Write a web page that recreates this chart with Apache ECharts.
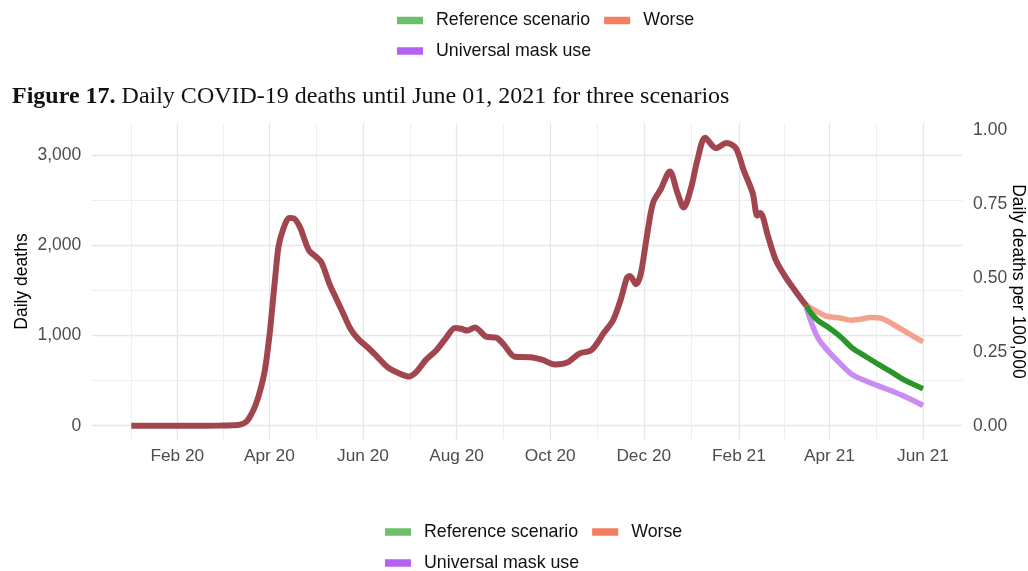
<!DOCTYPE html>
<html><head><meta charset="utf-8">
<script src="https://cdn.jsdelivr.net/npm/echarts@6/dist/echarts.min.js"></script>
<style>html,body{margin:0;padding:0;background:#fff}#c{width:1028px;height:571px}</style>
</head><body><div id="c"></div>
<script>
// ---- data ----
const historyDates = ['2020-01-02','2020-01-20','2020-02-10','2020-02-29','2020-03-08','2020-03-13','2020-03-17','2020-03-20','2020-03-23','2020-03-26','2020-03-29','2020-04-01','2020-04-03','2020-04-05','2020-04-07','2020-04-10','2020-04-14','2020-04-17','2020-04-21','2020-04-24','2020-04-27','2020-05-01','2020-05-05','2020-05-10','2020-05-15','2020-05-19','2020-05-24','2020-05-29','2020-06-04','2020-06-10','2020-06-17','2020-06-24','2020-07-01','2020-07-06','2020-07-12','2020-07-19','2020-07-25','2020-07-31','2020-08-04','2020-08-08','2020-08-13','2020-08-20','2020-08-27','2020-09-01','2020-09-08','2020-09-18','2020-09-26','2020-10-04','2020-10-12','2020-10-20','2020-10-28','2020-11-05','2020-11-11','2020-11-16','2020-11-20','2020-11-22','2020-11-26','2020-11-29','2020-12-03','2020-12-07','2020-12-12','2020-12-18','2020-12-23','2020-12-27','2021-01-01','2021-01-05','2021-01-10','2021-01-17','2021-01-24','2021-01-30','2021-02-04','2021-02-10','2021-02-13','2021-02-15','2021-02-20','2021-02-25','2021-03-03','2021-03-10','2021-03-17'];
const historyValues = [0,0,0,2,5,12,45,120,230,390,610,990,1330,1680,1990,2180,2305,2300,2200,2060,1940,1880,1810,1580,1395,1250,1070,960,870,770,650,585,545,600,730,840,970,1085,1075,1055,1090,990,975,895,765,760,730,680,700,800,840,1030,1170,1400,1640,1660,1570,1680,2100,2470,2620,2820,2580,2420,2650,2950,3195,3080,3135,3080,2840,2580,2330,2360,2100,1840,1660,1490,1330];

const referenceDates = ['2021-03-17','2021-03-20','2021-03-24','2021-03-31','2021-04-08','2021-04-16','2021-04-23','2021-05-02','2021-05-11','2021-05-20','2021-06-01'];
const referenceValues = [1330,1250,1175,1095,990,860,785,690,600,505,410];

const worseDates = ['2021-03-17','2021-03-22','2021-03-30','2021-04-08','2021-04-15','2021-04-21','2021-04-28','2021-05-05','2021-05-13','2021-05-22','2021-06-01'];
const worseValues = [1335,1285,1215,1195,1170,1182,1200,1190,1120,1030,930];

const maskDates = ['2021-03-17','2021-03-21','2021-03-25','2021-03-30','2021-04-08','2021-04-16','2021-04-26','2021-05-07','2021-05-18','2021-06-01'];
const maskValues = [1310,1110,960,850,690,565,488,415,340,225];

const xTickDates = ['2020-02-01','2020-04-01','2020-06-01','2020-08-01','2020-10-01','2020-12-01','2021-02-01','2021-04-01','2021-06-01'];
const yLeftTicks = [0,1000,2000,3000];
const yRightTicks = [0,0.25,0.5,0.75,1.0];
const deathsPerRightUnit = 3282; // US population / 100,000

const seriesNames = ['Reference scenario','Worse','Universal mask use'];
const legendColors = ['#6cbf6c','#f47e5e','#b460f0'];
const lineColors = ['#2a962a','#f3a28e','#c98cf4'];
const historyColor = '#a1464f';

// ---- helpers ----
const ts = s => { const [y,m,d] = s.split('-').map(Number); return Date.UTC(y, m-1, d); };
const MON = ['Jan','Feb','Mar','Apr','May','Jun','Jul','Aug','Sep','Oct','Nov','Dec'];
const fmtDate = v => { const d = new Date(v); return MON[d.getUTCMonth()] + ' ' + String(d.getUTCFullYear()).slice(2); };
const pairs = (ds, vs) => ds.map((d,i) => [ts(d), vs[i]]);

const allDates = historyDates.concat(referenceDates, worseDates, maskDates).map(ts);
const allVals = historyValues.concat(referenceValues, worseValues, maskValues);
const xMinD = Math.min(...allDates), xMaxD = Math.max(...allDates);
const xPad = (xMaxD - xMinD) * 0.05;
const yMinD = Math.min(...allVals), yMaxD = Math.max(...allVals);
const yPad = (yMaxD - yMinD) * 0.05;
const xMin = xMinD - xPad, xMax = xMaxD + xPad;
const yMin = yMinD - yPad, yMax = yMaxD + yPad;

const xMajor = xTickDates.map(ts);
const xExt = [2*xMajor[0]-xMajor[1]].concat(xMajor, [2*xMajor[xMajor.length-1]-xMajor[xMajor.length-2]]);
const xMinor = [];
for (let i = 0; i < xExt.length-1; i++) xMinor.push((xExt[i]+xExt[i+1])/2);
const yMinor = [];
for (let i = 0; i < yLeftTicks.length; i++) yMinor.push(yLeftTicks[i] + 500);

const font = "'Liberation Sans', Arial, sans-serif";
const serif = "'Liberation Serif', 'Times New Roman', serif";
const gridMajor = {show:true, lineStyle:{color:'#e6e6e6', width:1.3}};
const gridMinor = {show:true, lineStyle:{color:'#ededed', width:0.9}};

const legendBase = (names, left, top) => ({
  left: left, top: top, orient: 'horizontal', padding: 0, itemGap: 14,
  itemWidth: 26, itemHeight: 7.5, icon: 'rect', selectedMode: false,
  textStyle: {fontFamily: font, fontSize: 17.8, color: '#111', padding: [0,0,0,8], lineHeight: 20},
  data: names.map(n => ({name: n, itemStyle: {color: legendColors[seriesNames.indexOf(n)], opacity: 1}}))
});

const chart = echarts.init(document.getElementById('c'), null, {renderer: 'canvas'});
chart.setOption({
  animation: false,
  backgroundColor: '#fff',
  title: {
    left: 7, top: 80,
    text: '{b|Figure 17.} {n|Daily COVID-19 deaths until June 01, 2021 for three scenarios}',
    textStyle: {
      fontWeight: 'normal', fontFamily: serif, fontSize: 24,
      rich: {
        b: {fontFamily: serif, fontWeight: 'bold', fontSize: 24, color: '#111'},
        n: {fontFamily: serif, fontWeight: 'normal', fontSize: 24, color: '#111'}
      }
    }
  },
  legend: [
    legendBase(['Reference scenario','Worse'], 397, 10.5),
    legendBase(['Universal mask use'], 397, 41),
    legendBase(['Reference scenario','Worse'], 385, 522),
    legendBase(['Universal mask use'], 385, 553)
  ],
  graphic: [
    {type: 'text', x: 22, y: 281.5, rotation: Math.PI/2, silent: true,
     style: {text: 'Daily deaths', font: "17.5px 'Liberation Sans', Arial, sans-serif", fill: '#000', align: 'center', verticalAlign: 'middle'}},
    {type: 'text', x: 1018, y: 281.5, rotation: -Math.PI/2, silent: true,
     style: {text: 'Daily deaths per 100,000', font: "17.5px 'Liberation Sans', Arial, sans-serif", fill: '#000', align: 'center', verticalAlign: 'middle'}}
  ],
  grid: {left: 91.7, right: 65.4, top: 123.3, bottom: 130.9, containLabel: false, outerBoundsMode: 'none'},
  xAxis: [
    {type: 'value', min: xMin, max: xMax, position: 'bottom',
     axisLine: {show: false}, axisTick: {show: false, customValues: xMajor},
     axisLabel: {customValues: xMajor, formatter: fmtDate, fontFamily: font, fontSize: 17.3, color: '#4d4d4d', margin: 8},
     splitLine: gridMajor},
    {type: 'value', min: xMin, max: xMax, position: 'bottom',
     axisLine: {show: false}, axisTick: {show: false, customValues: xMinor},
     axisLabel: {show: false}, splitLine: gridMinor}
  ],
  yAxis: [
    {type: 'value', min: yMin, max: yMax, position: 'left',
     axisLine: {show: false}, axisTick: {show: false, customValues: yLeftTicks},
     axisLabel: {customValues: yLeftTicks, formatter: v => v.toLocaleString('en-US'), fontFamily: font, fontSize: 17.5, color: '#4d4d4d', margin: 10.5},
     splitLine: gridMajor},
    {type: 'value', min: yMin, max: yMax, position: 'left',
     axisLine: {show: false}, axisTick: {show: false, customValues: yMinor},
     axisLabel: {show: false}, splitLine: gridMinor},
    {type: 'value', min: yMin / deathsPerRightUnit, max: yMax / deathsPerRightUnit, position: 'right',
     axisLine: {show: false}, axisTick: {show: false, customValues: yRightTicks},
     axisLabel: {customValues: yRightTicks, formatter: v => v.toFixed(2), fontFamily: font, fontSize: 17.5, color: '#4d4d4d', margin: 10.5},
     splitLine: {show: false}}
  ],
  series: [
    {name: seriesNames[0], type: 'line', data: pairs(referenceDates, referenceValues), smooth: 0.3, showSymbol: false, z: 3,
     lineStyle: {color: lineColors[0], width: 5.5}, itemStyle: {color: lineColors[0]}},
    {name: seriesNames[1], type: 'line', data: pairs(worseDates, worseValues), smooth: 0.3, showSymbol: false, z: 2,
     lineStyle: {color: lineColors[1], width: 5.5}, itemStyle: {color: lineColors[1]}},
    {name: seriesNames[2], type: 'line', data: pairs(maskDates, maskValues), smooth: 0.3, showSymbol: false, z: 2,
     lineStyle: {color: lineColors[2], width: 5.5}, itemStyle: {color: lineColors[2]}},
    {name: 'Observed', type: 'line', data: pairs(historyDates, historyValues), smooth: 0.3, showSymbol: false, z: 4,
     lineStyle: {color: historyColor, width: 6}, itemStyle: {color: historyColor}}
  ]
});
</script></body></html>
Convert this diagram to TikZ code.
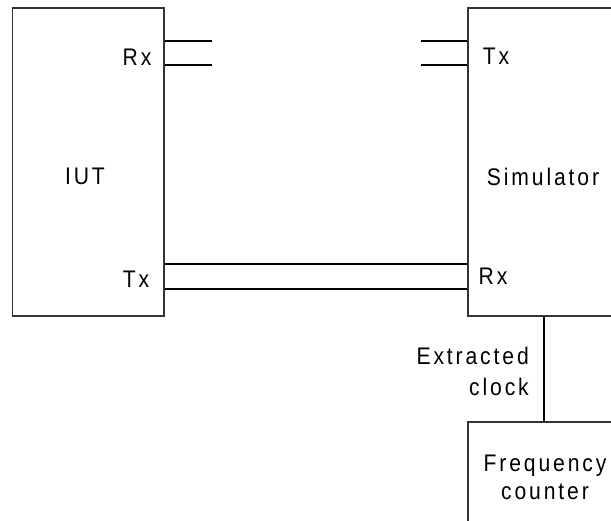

-*-

(Stated task) Copy out each line of the entries that holds "this".

(Response to the exercise)
Write a web page that recreates this chart with Apache ECharts.
Convert this diagram to TikZ code.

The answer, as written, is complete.